[Recorded information]:
↓
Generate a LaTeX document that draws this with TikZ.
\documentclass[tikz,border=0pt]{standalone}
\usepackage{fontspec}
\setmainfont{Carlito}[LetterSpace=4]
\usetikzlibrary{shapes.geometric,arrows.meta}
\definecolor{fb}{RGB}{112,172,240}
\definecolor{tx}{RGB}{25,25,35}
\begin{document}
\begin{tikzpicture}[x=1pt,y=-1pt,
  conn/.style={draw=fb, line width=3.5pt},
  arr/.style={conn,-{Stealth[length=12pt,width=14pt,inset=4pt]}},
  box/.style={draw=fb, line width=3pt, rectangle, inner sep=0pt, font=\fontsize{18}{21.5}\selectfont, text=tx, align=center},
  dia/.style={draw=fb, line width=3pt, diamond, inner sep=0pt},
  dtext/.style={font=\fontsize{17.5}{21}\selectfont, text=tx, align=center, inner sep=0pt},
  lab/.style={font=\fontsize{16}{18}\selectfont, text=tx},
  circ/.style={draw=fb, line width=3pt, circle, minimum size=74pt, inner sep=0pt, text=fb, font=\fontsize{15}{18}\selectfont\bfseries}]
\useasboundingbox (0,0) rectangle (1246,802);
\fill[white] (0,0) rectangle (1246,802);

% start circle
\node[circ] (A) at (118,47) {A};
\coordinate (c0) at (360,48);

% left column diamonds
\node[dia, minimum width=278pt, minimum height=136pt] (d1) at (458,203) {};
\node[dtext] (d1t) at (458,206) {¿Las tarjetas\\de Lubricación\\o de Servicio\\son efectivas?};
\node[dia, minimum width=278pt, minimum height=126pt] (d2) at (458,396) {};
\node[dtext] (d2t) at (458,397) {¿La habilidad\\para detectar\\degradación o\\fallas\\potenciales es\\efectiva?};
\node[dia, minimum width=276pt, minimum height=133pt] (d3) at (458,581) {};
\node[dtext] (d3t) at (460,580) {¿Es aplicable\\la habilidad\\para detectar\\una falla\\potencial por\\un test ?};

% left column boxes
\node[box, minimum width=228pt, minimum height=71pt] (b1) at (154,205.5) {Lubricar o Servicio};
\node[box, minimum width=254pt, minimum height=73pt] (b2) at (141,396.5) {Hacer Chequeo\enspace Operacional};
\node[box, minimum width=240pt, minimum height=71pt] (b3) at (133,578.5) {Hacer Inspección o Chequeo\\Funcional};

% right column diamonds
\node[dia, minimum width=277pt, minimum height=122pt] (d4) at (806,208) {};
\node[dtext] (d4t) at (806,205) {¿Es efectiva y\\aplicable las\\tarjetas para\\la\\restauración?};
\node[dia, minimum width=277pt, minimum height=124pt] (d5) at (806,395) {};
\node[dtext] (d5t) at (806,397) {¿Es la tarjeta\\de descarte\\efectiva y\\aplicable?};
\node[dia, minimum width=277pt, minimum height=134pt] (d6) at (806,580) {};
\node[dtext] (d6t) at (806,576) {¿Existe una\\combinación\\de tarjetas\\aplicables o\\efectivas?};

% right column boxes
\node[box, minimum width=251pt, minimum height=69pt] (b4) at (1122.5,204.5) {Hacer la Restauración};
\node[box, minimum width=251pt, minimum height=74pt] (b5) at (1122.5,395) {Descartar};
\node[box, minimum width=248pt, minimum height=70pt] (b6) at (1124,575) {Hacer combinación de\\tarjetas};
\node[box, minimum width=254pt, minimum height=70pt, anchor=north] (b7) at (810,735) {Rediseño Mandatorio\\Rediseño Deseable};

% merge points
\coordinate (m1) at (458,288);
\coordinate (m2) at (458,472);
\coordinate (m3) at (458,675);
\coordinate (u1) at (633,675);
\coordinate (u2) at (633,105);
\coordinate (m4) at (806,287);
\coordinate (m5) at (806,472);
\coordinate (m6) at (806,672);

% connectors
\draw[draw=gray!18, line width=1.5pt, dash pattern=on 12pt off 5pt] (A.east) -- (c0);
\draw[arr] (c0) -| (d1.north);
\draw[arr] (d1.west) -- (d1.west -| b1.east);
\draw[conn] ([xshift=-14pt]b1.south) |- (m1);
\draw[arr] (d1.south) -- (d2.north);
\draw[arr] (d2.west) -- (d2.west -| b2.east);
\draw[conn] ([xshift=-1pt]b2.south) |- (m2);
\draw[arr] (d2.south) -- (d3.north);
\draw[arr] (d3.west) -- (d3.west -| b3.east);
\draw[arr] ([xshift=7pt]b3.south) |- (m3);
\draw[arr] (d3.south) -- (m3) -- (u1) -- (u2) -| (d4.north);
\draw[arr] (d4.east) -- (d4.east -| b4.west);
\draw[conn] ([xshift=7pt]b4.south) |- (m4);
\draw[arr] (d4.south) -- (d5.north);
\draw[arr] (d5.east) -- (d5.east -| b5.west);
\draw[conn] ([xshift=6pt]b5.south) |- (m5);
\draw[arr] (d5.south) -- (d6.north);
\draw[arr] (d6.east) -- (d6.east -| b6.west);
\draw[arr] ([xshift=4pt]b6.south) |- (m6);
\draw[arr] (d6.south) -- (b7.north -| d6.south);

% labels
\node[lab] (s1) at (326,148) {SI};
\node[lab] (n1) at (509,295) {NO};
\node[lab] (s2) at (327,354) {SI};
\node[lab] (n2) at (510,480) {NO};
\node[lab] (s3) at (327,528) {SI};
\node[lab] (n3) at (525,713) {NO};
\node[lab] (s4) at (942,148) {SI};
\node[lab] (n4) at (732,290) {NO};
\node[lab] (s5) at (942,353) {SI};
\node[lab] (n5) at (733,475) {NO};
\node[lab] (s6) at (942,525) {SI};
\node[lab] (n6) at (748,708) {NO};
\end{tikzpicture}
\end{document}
↑
Please repeat the material above, word for word and in full.

[Written solution]:
Generate a LaTeX document that draws this with TikZ.
\documentclass[tikz,border=0pt]{standalone}
\usepackage{fontspec}
\setmainfont{Carlito}[LetterSpace=4]
\usetikzlibrary{shapes.geometric,arrows.meta}
\definecolor{fb}{RGB}{112,172,240}
\definecolor{tx}{RGB}{25,25,35}
\begin{document}
\begin{tikzpicture}[x=1pt,y=-1pt,
  conn/.style={draw=fb, line width=3.5pt},
  arr/.style={conn,-{Stealth[length=12pt,width=14pt,inset=4pt]}},
  box/.style={draw=fb, line width=3pt, rectangle, inner sep=0pt, font=\fontsize{18}{21.5}\selectfont, text=tx, align=center},
  dia/.style={draw=fb, line width=3pt, diamond, inner sep=0pt},
  dtext/.style={font=\fontsize{17.5}{21}\selectfont, text=tx, align=center, inner sep=0pt},
  lab/.style={font=\fontsize{16}{18}\selectfont, text=tx},
  circ/.style={draw=fb, line width=3pt, circle, minimum size=74pt, inner sep=0pt, text=fb, font=\fontsize{15}{18}\selectfont\bfseries}]
\useasboundingbox (0,0) rectangle (1246,802);
\fill[white] (0,0) rectangle (1246,802);

% start circle
\node[circ] (A) at (118,47) {A};
\coordinate (c0) at (360,48);

% left column diamonds
\node[dia, minimum width=278pt, minimum height=136pt] (d1) at (458,203) {};
\node[dtext] (d1t) at (458,206) {¿Las tarjetas\\de Lubricación\\o de Servicio\\son efectivas?};
\node[dia, minimum width=278pt, minimum height=126pt] (d2) at (458,396) {};
\node[dtext] (d2t) at (458,397) {¿La habilidad\\para detectar\\degradación o\\fallas\\potenciales es\\efectiva?};
\node[dia, minimum width=276pt, minimum height=133pt] (d3) at (458,581) {};
\node[dtext] (d3t) at (460,580) {¿Es aplicable\\la habilidad\\para detectar\\una falla\\potencial por\\un test ?};

% left column boxes
\node[box, minimum width=228pt, minimum height=71pt] (b1) at (154,205.5) {Lubricar o Servicio};
\node[box, minimum width=254pt, minimum height=73pt] (b2) at (141,396.5) {Hacer Chequeo\enspace Operacional};
\node[box, minimum width=240pt, minimum height=71pt] (b3) at (133,578.5) {Hacer Inspección o Chequeo\\Funcional};

% right column diamonds
\node[dia, minimum width=277pt, minimum height=122pt] (d4) at (806,208) {};
\node[dtext] (d4t) at (806,205) {¿Es efectiva y\\aplicable las\\tarjetas para\\la\\restauración?};
\node[dia, minimum width=277pt, minimum height=124pt] (d5) at (806,395) {};
\node[dtext] (d5t) at (806,397) {¿Es la tarjeta\\de descarte\\efectiva y\\aplicable?};
\node[dia, minimum width=277pt, minimum height=134pt] (d6) at (806,580) {};
\node[dtext] (d6t) at (806,576) {¿Existe una\\combinación\\de tarjetas\\aplicables o\\efectivas?};

% right column boxes
\node[box, minimum width=251pt, minimum height=69pt] (b4) at (1122.5,204.5) {Hacer la Restauración};
\node[box, minimum width=251pt, minimum height=74pt] (b5) at (1122.5,395) {Descartar};
\node[box, minimum width=248pt, minimum height=70pt] (b6) at (1124,575) {Hacer combinación de\\tarjetas};
\node[box, minimum width=254pt, minimum height=70pt, anchor=north] (b7) at (810,735) {Rediseño Mandatorio\\Rediseño Deseable};

% merge points
\coordinate (m1) at (458,288);
\coordinate (m2) at (458,472);
\coordinate (m3) at (458,675);
\coordinate (u1) at (633,675);
\coordinate (u2) at (633,105);
\coordinate (m4) at (806,287);
\coordinate (m5) at (806,472);
\coordinate (m6) at (806,672);

% connectors
\draw[draw=gray!18, line width=1.5pt, dash pattern=on 12pt off 5pt] (A.east) -- (c0);
\draw[arr] (c0) -| (d1.north);
\draw[arr] (d1.west) -- (d1.west -| b1.east);
\draw[conn] ([xshift=-14pt]b1.south) |- (m1);
\draw[arr] (d1.south) -- (d2.north);
\draw[arr] (d2.west) -- (d2.west -| b2.east);
\draw[conn] ([xshift=-1pt]b2.south) |- (m2);
\draw[arr] (d2.south) -- (d3.north);
\draw[arr] (d3.west) -- (d3.west -| b3.east);
\draw[arr] ([xshift=7pt]b3.south) |- (m3);
\draw[arr] (d3.south) -- (m3) -- (u1) -- (u2) -| (d4.north);
\draw[arr] (d4.east) -- (d4.east -| b4.west);
\draw[conn] ([xshift=7pt]b4.south) |- (m4);
\draw[arr] (d4.south) -- (d5.north);
\draw[arr] (d5.east) -- (d5.east -| b5.west);
\draw[conn] ([xshift=6pt]b5.south) |- (m5);
\draw[arr] (d5.south) -- (d6.north);
\draw[arr] (d6.east) -- (d6.east -| b6.west);
\draw[arr] ([xshift=4pt]b6.south) |- (m6);
\draw[arr] (d6.south) -- (b7.north -| d6.south);

% labels
\node[lab] (s1) at (326,148) {SI};
\node[lab] (n1) at (509,295) {NO};
\node[lab] (s2) at (327,354) {SI};
\node[lab] (n2) at (510,480) {NO};
\node[lab] (s3) at (327,528) {SI};
\node[lab] (n3) at (525,713) {NO};
\node[lab] (s4) at (942,148) {SI};
\node[lab] (n4) at (732,290) {NO};
\node[lab] (s5) at (942,353) {SI};
\node[lab] (n5) at (733,475) {NO};
\node[lab] (s6) at (942,525) {SI};
\node[lab] (n6) at (748,708) {NO};
\end{tikzpicture}
\end{document}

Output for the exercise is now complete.